Beijing’s ambassador to Bogota, Zhu Jingyang, hailed the announcement on the social network X as ‘good news’ for trade between the Asian giant and Latin America’s fourth-biggest economy.

Colombia’s commerce minister Luis Carlos Reyes, described it as ‘a great step in strengthening relations’ between the two nations.

The agreement comes hot on the heels of a blazing row between Trump and Colombia’s left-wing President Gustavo Petro over deported migrants. On January 26, Petro denied entry to two US military planes carrying hundreds of deported Colombians.

A furious Trump responded by imposing tariffs of 25 per cent on Colombian products, to which Bogota replied in kind before backing down and sending its own planes to bring home the migrants.
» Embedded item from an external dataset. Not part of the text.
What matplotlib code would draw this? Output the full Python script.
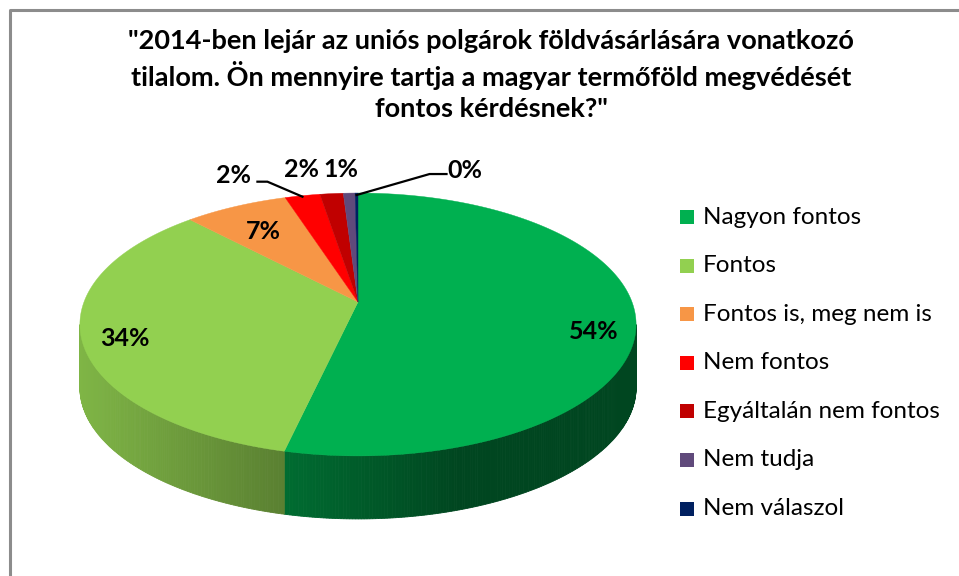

Despite the easing of tensions between Washington and what has traditionally been one of its strongest allies in Latin America, Petro, a leftist ex-guerrilla, has continued to lash out at Trump.

In an interview with Univision television last week, he accused the US leader of defending a ‘fascist thesis’ which seeks to ‘criminalise’ undocumented migrants in the United States and compared it to Adolf Hitler’s treatment of Jews during World War II.

At the height of his row with Trump, Petro called for the commerce ministry to explore new export markets, beyond the United States.

His bid to boost ties with China comes during a visit by US secretary of state Marco Rubio to central America, aimed in part at countering growing Chinese influence in the region.